Starmer restated he did not think there was a case for rejoining the EU.

He also defended ordering Labour MPs to back Boris Johnson's trade deal, but said he would try to improve it.

READ MORE: New infighting breaks out in Labour over Scottish independence referendum

Tensions have persisted in Labour for several years over its position on a second independence referendum.

In August 2019, shadow chancellor John McDonnell said Labour should not try to block a second vote on independence by withholding the legal powers to do so.

Interviewed by the broadcaster Iain Dale, McDonnell said: “We would not block something like that. We would let the Scottish people decide.
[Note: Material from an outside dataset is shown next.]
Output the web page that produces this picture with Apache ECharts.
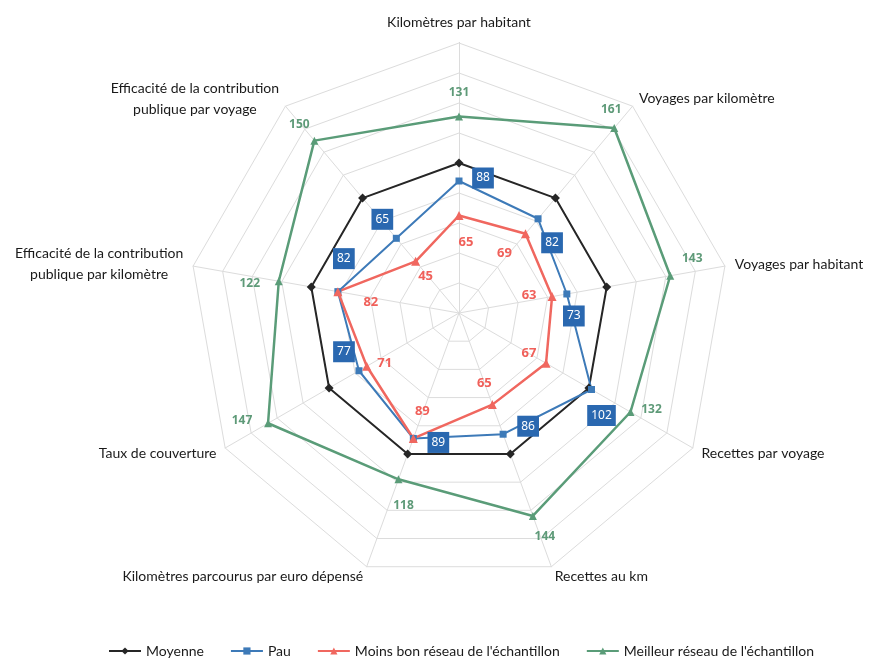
<!DOCTYPE html>
<html>
<head>
<meta charset="utf-8">
<script src="https://cdn.jsdelivr.net/npm/echarts@6/dist/echarts.min.js"></script>
<style>
  html, body { margin: 0; padding: 0; background: #ffffff; }
  #chart { width: 872px; height: 659px; }
</style>
</head>
<body>
<div id="chart"></div>
<script>
// Indicators, clockwise from the top
const categories = [
  'Kilomètres par habitant',
  'Voyages par kilomètre',
  'Voyages par habitant',
  'Recettes par voyage',
  'Recettes au km',
  'Kilomètres parcourus par euro dépensé',
  'Taux de couverture',
  'Efficacité de la contribution\npublique par kilomètre',
  'Efficacité de la contribution\npublique par voyage'
];

// Index values (average network = 100)
const moyenne  = [100, 100, 100, 100, 100, 100, 100, 100, 100];
const pau      = [88, 82, 73, 102, 86, 89, 77, 82, 65];
const moinsBon = [65, 69, 63, 67, 65, 89, 71, 82, 45];
const meilleur = [131, 161, 143, 132, 144, 118, 147, 122, 150];

const seriesNames = ['Moyenne', 'Pau', "Moins bon réseau de l'échantillon", "Meilleur réseau de l'échantillon"];

const scaleMax = 180;
const ringCount = 9;

// Label placement (pixel offsets from each point)
const pauLabelOffset      = [[24, -3], [14, 24], [7, 22], [10, 26], [25, -8], [25, 4], [-15, -19], [6, -33], [-14, -19]];
const moinsBonLabelOffset = [[7, 27], [-21, 20], [-23, -1], [-17, -10], [-8, -21], [9, -27], [18, -3], [33, 11], [10, 15]];
const meilleurLabelOffset = [[0, -24], [-3, -18], [22, -17], [21, -2], [12, 21], [5, 26], [-26, -3], [-29, 2], [-15, -16]];

const CENTER = [459, 313];
const RADIUS = 270;
const FONT = 'Lato';

const colors = {
  moyenne: '#262626',
  pau: '#3d7ab8',
  pauBox: '#2a68b0',
  moinsBon: '#f0675f',
  meilleur: '#5a9c78'
};

// The radar component draws its indicators counter-clockwise, so keep the first and reverse the rest
const radarOrder = [categories[0]].concat(categories.slice(1).reverse());

function closedLoop(values) {
  const pts = values.map((v, i) => [v, i]);
  pts.push({ value: [values[0], values.length], symbol: 'none' });
  return pts;
}

function lineSeries(name, values, color, symbol, size, width) {
  return {
    type: 'line',
    name: name,
    coordinateSystem: 'polar',
    data: closedLoop(values),
    symbol: symbol,
    symbolSize: size,
    lineStyle: { color: color, width: width },
    itemStyle: { color: color },
    z: 3
  };
}

function labelSeries(values, offsets, labelStyle) {
  return {
    type: 'scatter',
    coordinateSystem: 'polar',
    silent: true,
    symbolSize: 1,
    itemStyle: { color: 'rgba(0,0,0,0)', opacity: 1 },
    z: 6,
    data: values.map((v, i) => ({ value: [v, i], label: { offset: offsets[i] } })),
    label: Object.assign({
      show: true,
      position: 'inside',
      opacity: 1,
      formatter: p => String(p.value[0])
    }, labelStyle)
  };
}

const chart = echarts.init(document.getElementById('chart'), null, { renderer: 'canvas' });

chart.setOption({
  animation: false,
  backgroundColor: '#ffffff',
  radar: {
    center: CENTER,
    radius: RADIUS,
    startAngle: 90,
    shape: 'polygon',
    splitNumber: ringCount,
    nameGap: 10,
    indicator: radarOrder.map(n => ({ name: n, min: 0, max: scaleMax })),
    axisName: {
      color: '#1a1a1a',
      fontFamily: FONT,
      fontSize: 14,
      lineHeight: 21,
      formatter: name => name.split('\n').map(l => '{c|' + l + '}').join('\n'),
      rich: {
        c: { align: 'center', color: '#1a1a1a', fontFamily: FONT, fontSize: 14, lineHeight: 21 }
      }
    },
    splitLine: { lineStyle: { color: '#dcdcdc', width: 1 } },
    splitArea: { show: false },
    axisLine: { lineStyle: { color: '#dcdcdc', width: 1 } },
    axisTick: { show: false },
    axisLabel: { show: false }
  },
  polar: { center: CENTER, radius: RADIUS },
  angleAxis: {
    type: 'value', min: 0, max: categories.length, startAngle: 90, clockwise: true,
    axisLine: { show: false }, axisTick: { show: false }, axisLabel: { show: false }, splitLine: { show: false }
  },
  radiusAxis: {
    type: 'value', min: 0, max: scaleMax,
    axisLine: { show: true, lineStyle: { color: '#a6a6a6', width: 1 } },
    axisTick: { show: false }, axisLabel: { show: false }, splitLine: { show: false }
  },
  legend: {
    data: seriesNames,
    top: 639,
    left: 103,
    itemWidth: 32,
    itemHeight: 9,
    itemGap: 26,
    textStyle: { color: '#1a1a1a', fontFamily: FONT, fontSize: 14 }
  },
  series: [
    lineSeries(seriesNames[0], moyenne, colors.moyenne, 'diamond', 9, 2),
    lineSeries(seriesNames[1], pau, colors.pau, 'rect', 7, 2),
    lineSeries(seriesNames[2], moinsBon, colors.moinsBon, 'triangle', 9, 2.5),
    lineSeries(seriesNames[3], meilleur, colors.meilleur, 'triangle', 8, 2.5),
    labelSeries(pau, pauLabelOffset, {
      color: '#ffffff', backgroundColor: colors.pauBox, padding: [5, 4, 4, 4],
      fontFamily: 'Noto Sans', fontSize: 12
    }),
    labelSeries(moinsBon, moinsBonLabelOffset, {
      color: '#f0605a', fontFamily: 'Noto Sans', fontSize: 13, fontWeight: 'bold'
    }),
    labelSeries(meilleur, meilleurLabelOffset, {
      color: '#5e9a78', fontFamily: 'Noto Sans', fontSize: 12, fontWeight: 'bold'
    })
  ]
});
</script>
</body>
</html>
That’s democracy.”

McDonnell admitted Labour was split on the issue, but implied the UK leadership agreed. “There are other views within the party, but that’s our view,” he said.

Ahead of the 2019 general election the party tried to appeal to Yes voters with some independence activists campaigning for the party.

After the disastrous poll, when Labour was again left with a single MP in Scotland, several senior figures – including MSP Neil Findlay – called for the party not to oppose indyref2, even though they would continue to oppose independence.

The internal debate continued after the election with ultimately the pro-Union side winning the argument, a move reflected in Glasgow MSP Anas Sarwar, who took a prominent role in the Better Together campaign, being appointed to the party's constitution frontbench portfolio.

Polls, however, suggest around 40% of Scottish Labour voters back independence.